Traduction par Edmondo Fazio alias Edmond Fazy.
E. Sansot (p. 54-57).

34. — LE PÉCHÉ DE RÉSISTANCE[1]

Un Franciscain, moine mendiant de son métier, recevait l’hospitalité dans un couvent de filles.

Le bon apôtre parle avec tant d’onction, prodigue des exhortations si pénétrantes à la vertu et à la chasteté perpétuelle en Jésus, que ces fines mouches de nonnes, affectant un mystique enthousiasme, le font coucher dans leur dortoir.

Une demi-heure se passe. Tout à coup, les nonnes, bien éveillées comme vous pensez, entendent le Franciscain s’écrier, d’une voix claironnante :

— « Non ! Non ! Non ! Je ne ferai pas cela ! Je ne ferai pas cela ! Je ne ferai pas cela ! »

Les nonnes, aguichées, sautent à bas du lit, en chemises courtes et mal closes, rallument toutes les chandelles, et s’empressent autour du moine à trogne écarlate, qui a rejeté sa couverture, et montre négligemment un priape de belle taille.

Trente paires d’yeux féminins brillent de convoitise.

L’abbesse demande au frocard ce qu’il a. Le Franciscain répond, de sa voix melliflue :

— « L’ange Gabriel m’apparaît en songe, et m’ordonne de connaître la plus jeune de vos nonnes, afin qu’elle enfante à l’Église un évêque. Mais je refuse, par pudeur et par fidélité à mes vœux. »

L’abbesse reprend :

— « Mon père, il faut obéir à l’ange du Seigneur. »

Puis, elle amène, entièrement nue, la plus jeune des nonnes, qui se cachait en rougissant derrière ses compagnes. La pieuse adolescente ne fut encore initiée qu’à la douce étreinte de corps semblables au sien. Le moine s’évertue vainement à sourire. Sa trogne, et surtout l’engin perforant qu’il darde effrayent la pucelle, qui pleure et se débat.

Alors, toutes les autres nonnes, l’abbesse en tête, s’offrent pour la remplacer. Mais le Franciscain demeure inflexible :

— « L’ange Gabriel a dit « la plus jeune. » Là-dessus, l’abbesse menace la récalcitrante de flagellation majeure, et d’un séjour de trois mois dans l’in-pace du couvent, tant et si bien que la pucelle se résigne.

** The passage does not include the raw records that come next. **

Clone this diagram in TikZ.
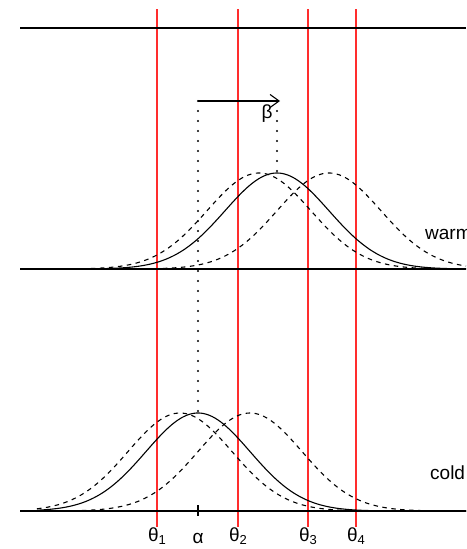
\documentclass[tikz,border=0pt]{standalone}
\usepackage{fontspec}
\setmainfont{Liberation Sans}
\usepackage{xcolor}
\definecolor{thred}{RGB}{255,45,45}
\usetikzlibrary{arrows.meta, positioning}
\newcommand{\thsub}[1]{\raisebox{-0.3ex}{\fontsize{13}{13}\selectfont #1}}

\begin{document}
\begin{tikzpicture}[
  x=1pt, y=-1pt,
  axis/.style={black, line width=1.1pt},
  cut/.style={thred, line width=1.3pt},
  dens/.style={black, line width=1.1pt, domain=37:466, samples=160, smooth},
  shifted/.style={dens, dash pattern=on 4.5pt off 4.5pt},
  guide/.style={black, line width=2.4pt, line cap=round, dash pattern=on 0pt off 10pt},
  lab/.style={font=\fontsize{19}{22}\selectfont, inner sep=0pt},
  >={Straight Barb[length=9pt,width=13pt]}
]
\useasboundingbox (0,0) rectangle (466,549);
\clip (0,0) rectangle (466,549);

% --- Thresholds ---
\draw[cut] (157,9) -- (157,527);
\draw[cut] (238,9) -- (238,527);
\draw[cut] (308,9) -- (308,527);
\draw[cut] (356,9) -- (356,527);

% --- Baselines ---
\draw[axis] (20,28) -- (466,28);
\draw[axis] (20,269) -- (466,269);
\draw[axis] (20,511) -- (466,511);

% --- Warm densities ---
\draw[dens] plot (\x, {269 - 96*exp(-0.5*((\x-277)/52)^2)});
\draw[shifted] plot (\x, {269 - 96*exp(-0.5*((\x-259)/52)^2)});
\draw[shifted] plot (\x, {269 - 96*exp(-0.5*((\x-329)/52)^2)});

% --- Cold densities ---
\draw[dens] plot (\x, {511 - 98*exp(-0.5*((\x-198)/52)^2)});
\draw[shifted] plot (\x, {511 - 98*exp(-0.5*((\x-180)/52)^2)});
\draw[shifted] plot (\x, {511 - 98*exp(-0.5*((\x-250)/52)^2)});

% Peaks and shift
\coordinate (coldpeak) at (198,413);
\coordinate (warmpeak) at (277,173);
\coordinate (shiftstart) at (198,101);
\coordinate (shiftend) at (280,101);
\coordinate (shifttop) at (277,101);

\draw[guide] (shiftstart) -- (coldpeak);
\draw[guide] (shifttop) -- (warmpeak);
\draw[->, black, line width=1.1pt] (shiftstart) -- (shiftend);
\node[lab, anchor=base] (beta) at (267,118) {β};

% --- Condition labels ---
\node[lab, anchor=base west] (warm) at (425,239) {warm};
\node[lab, anchor=base west] (cold) at (430,479) {cold};

% --- Axis labels ---
\draw[axis] (198,505) -- (198,516);
\node[lab, anchor=base] (th1) at (157,541) {θ\thsub{1}};
\node[lab, anchor=base] (alpha) at (198,543) {α};
\node[lab, anchor=base] (th2) at (238,541) {θ\thsub{2}};
\node[lab, anchor=base] (th3) at (308,541) {θ\thsub{3}};
\node[lab, anchor=base] (th4) at (356,541) {θ\thsub{4}};

\end{tikzpicture}
\end{document}
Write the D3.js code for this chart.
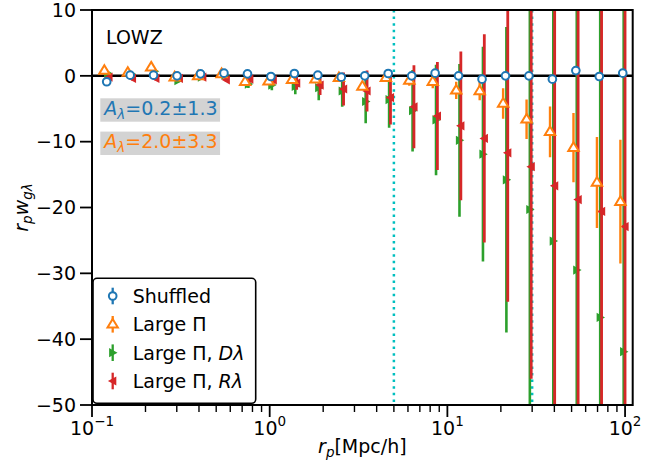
<!DOCTYPE html>
<html><head><meta charset="utf-8">
<script src="https://cdn.jsdelivr.net/npm/d3@7"></script>
<style>
body{margin:0;background:#fff;}
svg{font-family:"DejaVu Sans",sans-serif;}
</style></head>
<body><svg id="c" width="667" height="467"></svg>
<script>
// ---- data ----
const rp = [0.121, 0.164, 0.222, 0.301, 0.408, 0.553, 0.750, 1.016, 1.377, 1.866, 2.529, 3.428, 4.645, 6.295, 8.531, 11.56, 15.67, 21.23, 28.77, 38.99, 52.84, 71.61, 97.05];
const shuffledVal = [-0.9, 0.1, 0.1, 0.0, 0.3, 0.4, 0.3, -0.1, 0.35, 0.1, -0.2, 0.0, 0.35, 0.0, 0.4, 0.0, -0.5, 0.0, 0.0, -0.5, 0.8, -0.1, 0.4];
const shuffledErr = [0.3, 0.25, 0.25, 0.2, 0.2, 0.2, 0.2, 0.2, 0.2, 0.2, 0.2, 0.2, 0.2, 0.2, 0.2, 0.2, 0.2, 0.3, 0.3, 0.3, 0.3, 0.3, 0.3];
const largePiVal = [0.8, 0.5, 1.3, -0.2, 0.0, 0.3, -0.9, -0.8, -0.6, -0.5, -0.3, -1.6, -0.3, -0.7, -0.9, -2.2, -2.3, -4.2, -6.6, -8.5, -10.9, -16.2, -19.1];
const largePiErr = [0.3, 0.3, 0.3, 0.3, 0.3, 0.3, 0.3, 0.3, 0.4, 0.4, 0.4, 0.5, 0.6, 0.8, 1.0, 1.3, 1.4, 2.3, 3.0, 3.85, 5.25, 6.9, 9.4];
const largePiDVal = [0.4, 0.3, 0.7, -0.75, -0.2, 0.1, -1.25, -1.4, -1.6, -1.8, -2.3, -3.9, -3.6, -5.3, -6.7, -9.8, -11.9, -15.8, -20.3, -25.1, -29.5, -36.7, -41.9];
const largePiDErr = [0.3, 0.3, 0.3, 0.3, 0.3, 0.4, 0.6, 0.8, 1.2, 1.9, 2.4, 3.3, 4.3, 6.2, 8.4, 11.6, 16.3, 23.2, 40, 48, 58, 70, 90];
const largePiRVal = [-0.2, -0.4, -0.4, -0.4, -0.2, -0.6, -0.5, -0.6, -1.1, -1.4, -2.0, -2.3, -3.3, -4.7, -6.1, -7.6, -9.5, -11.7, -13.8, -16.7, -18.8, -20.6, -22.9];
const largePiRErr = [0.3, 0.3, 0.3, 0.3, 0.3, 0.3, 0.5, 0.7, 1.0, 1.5, 2.5, 3.1, 4.1, 6.3, 8.2, 11.3, 15.8, 22.6, 32.2, 45, 55, 70, 90];
const vlines = [5, 30];
const yTicks = [10, 0, -10, -20, -30, -40, -50];
const xTickExps = [-1, 0, 1, 2];
const seriesNames = ["Shuffled", "Large Π", "Large Π, ", "Large Π, "];
const seriesItal = ["", "", "Dλ", "Rλ"];
const ampVals = ["0.2±1.3", "2.0±3.3"];
const panelLabel = "LOWZ";

// ---- layout ----
const L = 92, R = 632.7, T = 10, B = 405;
const FS = 19;
const colors = {blue:"#1f77b4", orange:"#ff7f0e", green:"#2ca02c", red:"#d62728"};
const svg = d3.select("#c");
const x = d3.scaleLog().domain([0.1, 110.4]).range([L, R]);
const y = d3.scaleLinear().domain([-50, 10]).range([B, T]);

svg.append("defs").append("clipPath").attr("id","clip")
  .append("rect").attr("x",L).attr("y",T).attr("width",R-L).attr("height",B-T);
const plot = svg.append("g").attr("clip-path","url(#clip)");

// vertical dotted lines
vlines.forEach(v=>{
  plot.append("line").attr("x1",x(v)).attr("x2",x(v)).attr("y1",T).attr("y2",B)
    .attr("stroke","#00bfbf").attr("stroke-width",2.5).attr("stroke-dasharray","2.5,4.1");
});
// zero line
plot.append("line").attr("x1",L).attr("x2",R).attr("y1",y(0)).attr("y2",y(0))
  .attr("stroke","#000").attr("stroke-width",2.5);

function drawSeries(vals, errs, fac, color, marker, lw){
  const g = plot.append("g");
  const pts = rp.map((r,i)=>({x:x(r*fac), v:vals[i], e:errs[i]}));
  g.selectAll("line").data(pts).join("line")
    .attr("x1",d=>d.x).attr("x2",d=>d.x)
    .attr("y1",d=>y(d.v+d.e)).attr("y2",d=>y(d.v-d.e))
    .attr("stroke",color).attr("stroke-width",lw);
  g.selectAll("path").data(pts).join("path")
    .attr("transform",d=>`translate(${d.x},${y(d.v)})`)
    .attr("d",marker.d).attr("fill",marker.fill).attr("stroke",marker.stroke||"none")
    .attr("stroke-width",marker.sw||0).attr("stroke-linejoin","miter");
}
const mk = {
  circle:{d:d3.symbol(d3.symbolCircle,46)(), fill:"#fff", stroke:colors.blue, sw:2},
  triUp:{d:"M0,-5.4L5.2,3.3L-5.2,3.3Z", fill:"#fff", stroke:colors.orange, sw:2},
  triRight:{d:"M4.8,0L-3.6,-4.6L-3.6,4.6Z", fill:colors.green},
  triLeft:{d:"M-4.8,0L3.6,-4.6L3.6,4.6Z", fill:colors.red}
};
drawSeries(largePiDVal, largePiDErr, 1.012, colors.green, mk.triRight, 2.6);
drawSeries(largePiRVal, largePiRErr, 1.03, colors.red, mk.triLeft, 2.8);
drawSeries(largePiVal, largePiErr, 0.97, colors.orange, mk.triUp, 2.4);
drawSeries(shuffledVal, shuffledErr, 1.0, colors.blue, mk.circle, 2);

// axes: spines
const ax = svg.append("g");
ax.append("rect").attr("x",L).attr("y",T).attr("width",R-L).attr("height",B-T)
  .attr("fill","none").attr("stroke","#000").attr("stroke-width",2);

// y ticks
yTicks.forEach(t=>{
  ax.append("line").attr("x1",L-12).attr("x2",L).attr("y1",y(t)).attr("y2",y(t))
    .attr("stroke","#000").attr("stroke-width",1.8);
  ax.append("text").attr("x",L-16).attr("y",y(t)+6.8).attr("text-anchor","end")
    .attr("font-size",FS).text(d3.format("")(t).replace("-","−"));
});
// x major ticks
xTickExps.forEach(e=>{
  const px = x(Math.pow(10,e));
  ax.append("line").attr("x1",px).attr("x2",px).attr("y1",B).attr("y2",B+12)
    .attr("stroke","#000").attr("stroke-width",1.8);
  const t = ax.append("text").attr("x",px).attr("y",435).attr("text-anchor","middle").attr("font-size",FS);
  t.append("tspan").text("10");
  t.append("tspan").attr("dy",-9).attr("font-size",13.5).text(String(e).replace("-","−"));
});
// x minor ticks
xTickExps.slice(0,3).forEach(e=>{
  for(let m=2;m<=9;m++){
    const v = m*Math.pow(10,e);
    if(v>110.4) continue;
    const px = x(v);
    ax.append("line").attr("x1",px).attr("x2",px).attr("y1",B).attr("y2",B+7)
      .attr("stroke","#000").attr("stroke-width",1.4);
  }
});

// axis labels
const xl = svg.append("text").attr("x",(L+R)/2).attr("y",453).attr("text-anchor","middle").attr("font-size",FS);
xl.append("tspan").attr("font-style","italic").text("r");
xl.append("tspan").attr("font-style","italic").attr("font-size",13.5).attr("dy",4).text("p");
xl.append("tspan").attr("dy",-4).text("[Mpc/h]");

const yl = svg.append("text").attr("transform",`translate(28,${(T+B)/2}) rotate(-90)`)
  .attr("text-anchor","middle").attr("font-size",FS).attr("font-style","italic");
yl.append("tspan").text("r");
yl.append("tspan").attr("font-size",13.5).attr("dy",4).text("p");
yl.append("tspan").attr("dy",-4).text("w");
yl.append("tspan").attr("font-size",13.5).attr("dy",4).text("gλ");

// panel label
svg.append("text").attr("x",106).attr("y",43.5).attr("font-size",FS).text(panelLabel);

// amplitude annotations
[[colors.blue,115],[colors.orange,148.3]].forEach(([c,by],i)=>{
  const g = svg.append("g");
  const rect = g.append("rect").attr("fill","#d3d3d3");
  const t = g.append("text").attr("x",104.3).attr("y",by).attr("font-size",FS).attr("fill",c);
  t.append("tspan").attr("font-style","italic").text("A");
  t.append("tspan").attr("font-style","italic").attr("font-size",13.5).attr("dy",4).text("λ");
  t.append("tspan").attr("dy",-4).text("="+ampVals[i]);
  const bb = t.node().getBBox();
  rect.attr("x",bb.x-2).attr("y",by-16.7).attr("width",bb.width+4.5).attr("height",23.4);
});

// legend
const lg = svg.append("g");
lg.append("rect").attr("x",93).attr("y",278.3).attr("width",162.7).attr("height",125)
  .attr("rx",4).attr("fill","#fff").attr("stroke","#000").attr("stroke-width",1.6);
const lcols = [colors.blue, colors.orange, colors.green, colors.red];
const lmk = [mk.circle, mk.triUp, mk.triRight, mk.triLeft];
const lcy = [296, 324.3, 352.7, 381];
lcols.forEach((c,i)=>{
  const cy = lcy[i];
  lg.append("line").attr("x1",112.7).attr("x2",112.7).attr("y1",cy-8.3).attr("y2",cy+8.3)
    .attr("stroke",c).attr("stroke-width",2.3);
  lg.append("path").attr("transform",`translate(112.7,${cy})`).attr("d",lmk[i].d)
    .attr("fill",lmk[i].fill).attr("stroke",lmk[i].stroke||"none").attr("stroke-width",lmk[i].sw||0);
  const t = lg.append("text").attr("x",132.7).attr("y",cy+6.8).attr("font-size",FS);
  t.append("tspan").text(seriesNames[i]);
  if(seriesItal[i]) t.append("tspan").attr("font-style","italic").text(seriesItal[i]);
});
</script></body></html>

Le Franciscain enlace la novice tremblante, la rassure, la lutine, la met en position, peu à peu, avec des lenteurs d’artiste en amour. Puis, brusquement, il la pénètre, d’un seul coup de reins.

Un cri déchire l’air du dortoir.

Les nonnes, retroussant leur chemise jusqu’aux épaules, dansent une ronde autour du lit nuptial, et se recouchent ensuite, deux à deux.

Neuf mois après, la novice accouche d’une fille.

Les nonnes, y compris la jeune mère, ne font que rire de ce dénouement. Cependant, l’année suivante, le Franciscain se trouvant de nouveau l’hôte du couvent, l’abbesse l’interroge, pour voir ce qu’il imaginera. Le moine mendiant réplique aussitôt :

— « La déception de sœur Agnès est un châtiment céleste. Sœur Agnès ne s’est pas inclinée tout de suite et de bonne grâce devant la volonté du Seigneur. Elle a commis le péché de résistance. Dieu l’a punie en féminisant le futur évêque dont votre serviteur l’avait ensemencée. »

Sœur Agnès ne joue plus les mijaurées. Elle embrasse le Franciscain.

  1. Livre II, 113. De fratre minore monialem gravidam reddente.